When do outsider CEOs succeed? The prospects of victory for external CEOs like Yahoo's Mayer, while daunting, are not unattainable. In fact, there are business situations where they can outperform insider CEOs.
For example, in a recent MIT Sloan Management Review article Ayse Karaevli and Edward Zajac studied insider and outsider CEO successions in the U.S. airline and chemical industries between 1972 and 2002. Their conclusion was that outsider CEOs outperformed insiders at companies with a recent history of poor performance or high company growth. (By way of caveat, the authors' definition of an "outsider" as someone who became CEO within two years of joining the company may strike some as overly broad.)

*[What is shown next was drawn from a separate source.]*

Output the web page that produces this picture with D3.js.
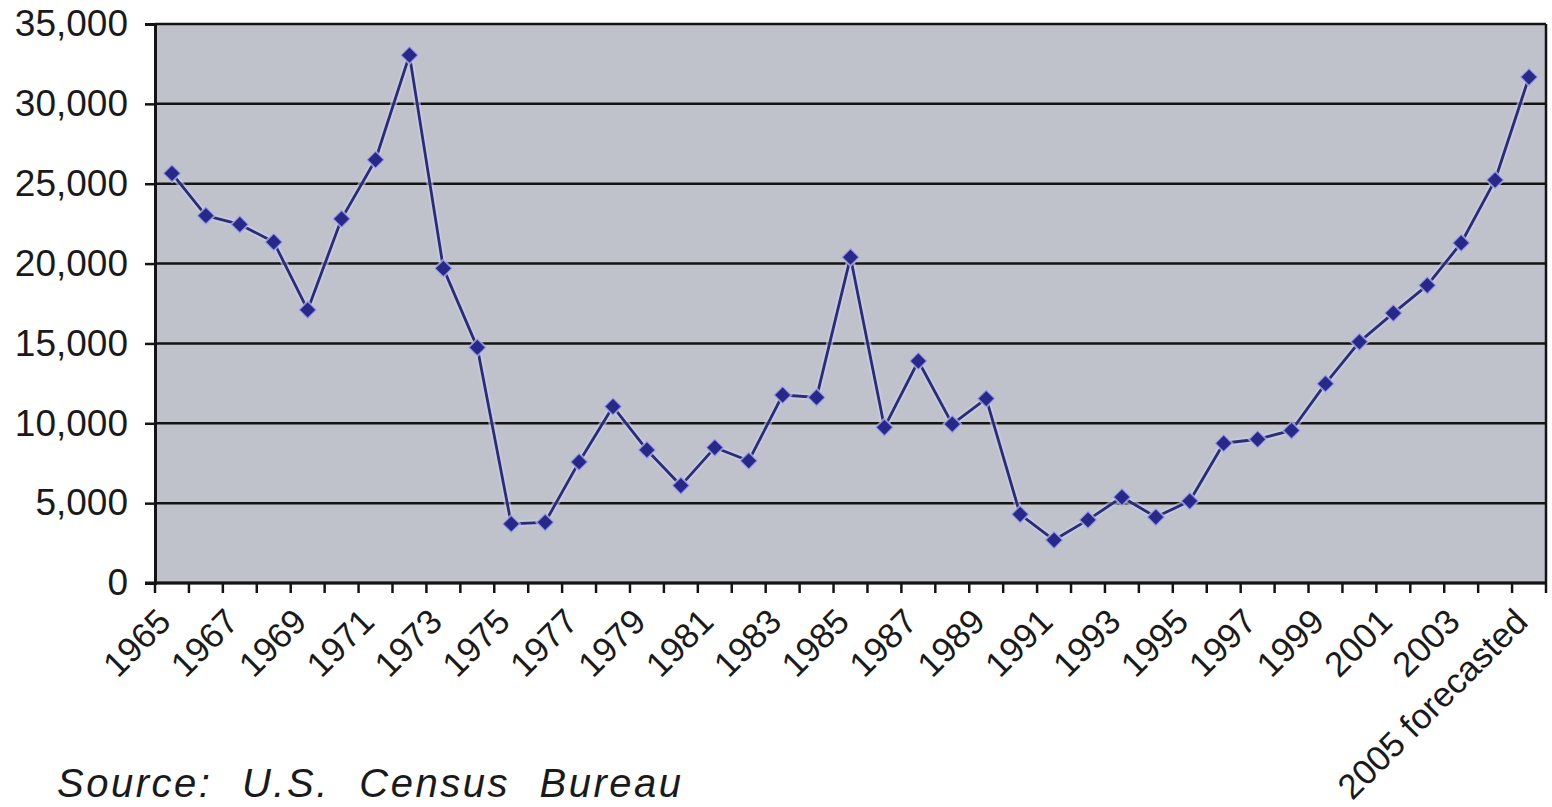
<!DOCTYPE html>
<html>
<head>
<meta charset="utf-8">
<script src="https://cdn.jsdelivr.net/npm/d3@7"></script>
<style>
  body { margin: 0; background: #fff; }
  svg { display: block; }
  text { font-family: "Liberation Sans", Arial, sans-serif; fill: #1a1a1a; }
</style>
</head>
<body>
<div id="chart"></div>
<script>
var width = 1552;
var height = 807;

// one category per year, 1965 .. 2005 (last one is a forecast)
var years = ["1965", "1966", "1967", "1968", "1969", "1970", "1971", "1972", "1973", "1974",
             "1975", "1976", "1977", "1978", "1979", "1980", "1981", "1982", "1983", "1984",
             "1985", "1986", "1987", "1988", "1989", "1990", "1991", "1992", "1993", "1994",
             "1995", "1996", "1997", "1998", "1999", "2000", "2001", "2002", "2003", "2004",
             "2005 forecasted"];

var values = [25650, 23000, 22450, 21350, 17100, 22800, 26500, 33050, 19700, 14750,
              3700, 3800, 7580, 11050, 8330, 6100, 8480, 7650, 11770, 11620,
              20400, 9750, 13900, 9950, 11550, 4300, 2690, 3950, 5380, 4130,
              5130, 8750, 9000, 9550, 12480, 15100, 16900, 18640, 21290, 25230,
              31680];

// only every other year gets a label
var labelYears = years.filter(function (d, i) { return i % 2 === 0; });

var yTicks = [0, 5000, 10000, 15000, 20000, 25000, 30000, 35000];

var plotLeft = 155, plotRight = 1546, plotTop = 24, plotBottom = 583;

var svg = d3.select("#chart")
    .append("svg")
    .attr("width", width)
    .attr("height", height);

var xScale = d3.scaleBand().domain(years).range([plotLeft, plotRight]).padding(0);
var yScale = d3.scaleLinear().domain([0, 35000]).range([plotBottom, plotTop]);

// plot background
svg.append("rect")
    .attr("x", plotLeft)
    .attr("y", plotTop)
    .attr("width", plotRight - plotLeft)
    .attr("height", plotBottom - plotTop)
    .attr("fill", "#bfc2ca");

// horizontal grid lines
svg.append("g")
    .selectAll("line")
    .data(yTicks)
    .enter()
    .append("line")
    .attr("x1", plotLeft)
    .attr("x2", plotRight)
    .attr("y1", function (d) { return yScale(d); })
    .attr("y2", function (d) { return yScale(d); })
    .attr("stroke", "#141414")
    .attr("stroke-width", 2.5);

// right border
svg.append("line")
    .attr("x1", plotRight).attr("x2", plotRight)
    .attr("y1", plotTop).attr("y2", plotBottom)
    .attr("stroke", "#141414")
    .attr("stroke-width", 2.5);

// y axis
var yAxis = d3.axisLeft(yScale)
    .tickValues(yTicks)
    .tickSize(10)
    .tickPadding(17)
    .tickFormat(d3.format(","));

var yg = svg.append("g")
    .attr("class", "y axis")
    .attr("transform", "translate(" + plotLeft + ",0)")
    .call(yAxis);

yg.select(".domain").attr("stroke", "#141414").attr("stroke-width", 3);
yg.selectAll(".tick line").attr("stroke", "#141414").attr("stroke-width", 2.5);
yg.selectAll(".tick text")
    .style("font-size", "37px")
    .attr("fill", "#1a1a1a");

// x axis: ticks sit between categories, so draw them at band edges
var edges = years.map(function (d) { return xScale(d); }).concat([plotRight]);

svg.append("g")
    .selectAll("line")
    .data(edges)
    .enter()
    .append("line")
    .attr("x1", function (d) { return d; })
    .attr("x2", function (d) { return d; })
    .attr("y1", plotBottom)
    .attr("y2", plotBottom + 10)
    .attr("stroke", "#141414")
    .attr("stroke-width", 2.5);

svg.append("line")
    .attr("x1", plotLeft - 10).attr("x2", plotRight)
    .attr("y1", plotBottom).attr("y2", plotBottom)
    .attr("stroke", "#141414")
    .attr("stroke-width", 3);

var xAxis = d3.axisBottom(xScale)
    .tickValues(labelYears)
    .tickSize(0)
    .tickPadding(0);

var xg = svg.append("g")
    .attr("class", "x axis")
    .attr("transform", "translate(0," + plotBottom + ")")
    .call(xAxis);

xg.select(".domain").remove();
xg.selectAll(".tick text")
    .style("font-size", "35px")
    .attr("fill", "#1a1a1a")
    .attr("text-anchor", "end")
    .attr("y", 0)
    .attr("dy", "0.72em")
    .attr("transform", "translate(-17,23) rotate(-45)");

// the line with a soft halo (like the original's blur)
var line = d3.line()
    .x(function (d, i) { return xScale(years[i]) + xScale.bandwidth() / 2; })
    .y(function (d) { return yScale(d); });

svg.append("path")
    .datum(values)
    .attr("d", line)
    .attr("fill", "none")
    .attr("stroke", "#c9cbf0")
    .attr("stroke-opacity", 0.6)
    .attr("stroke-width", 7)
    .attr("stroke-linejoin", "round");

svg.append("path")
    .datum(values)
    .attr("d", line)
    .attr("fill", "none")
    .attr("stroke", "#2b2d6e")
    .attr("stroke-width", 2.8)
    .attr("stroke-linejoin", "round");

// diamond markers
var diamond = d3.symbol().type(d3.symbolDiamond2).size(200);

svg.append("g")
    .selectAll("path")
    .data(values)
    .enter()
    .append("path")
    .attr("d", diamond)
    .attr("transform", function (d, i) {
        return "translate(" + (xScale(years[i]) + xScale.bandwidth() / 2) + "," + yScale(d) + ")";
    })
    .attr("fill", "#27288a")
    .attr("stroke", "#b9bcec")
    .attr("stroke-opacity", 0.7)
    .attr("stroke-width", 2);

// source note
svg.append("text")
    .attr("x", 57)
    .attr("y", 797)
    .style("font-size", "40px")
    .style("font-style", "italic")
    .style("letter-spacing", "2.5px")
    .style("word-spacing", "16px")
    .attr("fill", "#1a1a1a")
    .text("Source: U.S. Census Bureau");
</script>
</body>
</html>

The authors also found that outsider CEOs outperformed insider successors when they replaced the senior management team with new executives. This finding suggests that wielding a new broom makes a difference in the outsider's ability to drive major change and achieve winning business results.
Implications for the new leaders of Yahoo and Citigroup. CEO Mayer's focus on improving Yahoo's culture shows an awareness of how an organization's collective DNA can make or break business strategy and execution. She also has shaken up her management team, adding new heads of finance, marketing and operations. Both actions are consistent with what research shows can improve her chances of long-term success. She also can take inspiration from highly effective outsider CEOs such as Alan Mullaly at Ford Motor Company and Louis Gerstner at IBM.
Of course, insider CEO Corbat does not have a cakewalk at Citigroup. There are many ways he can fail in navigating the firm to improved profitability. However, the odds of success are greater for him than Mayer right from the outset. Corbat has the added benefit of a hands-on mentor in chairman of the board, Michael O'Neill, himself an experienced banker.
In summary, hiring an outsider CEO is inherently a riskier proposition for corporate boards than promoting from within. The transferability of executive skills, and ultimately of leadership success, from one company to another is tricky and uncertain. Yet for troubled companies in need of turnaround or transformation, such as Yahoo, an outsider may be their best hope.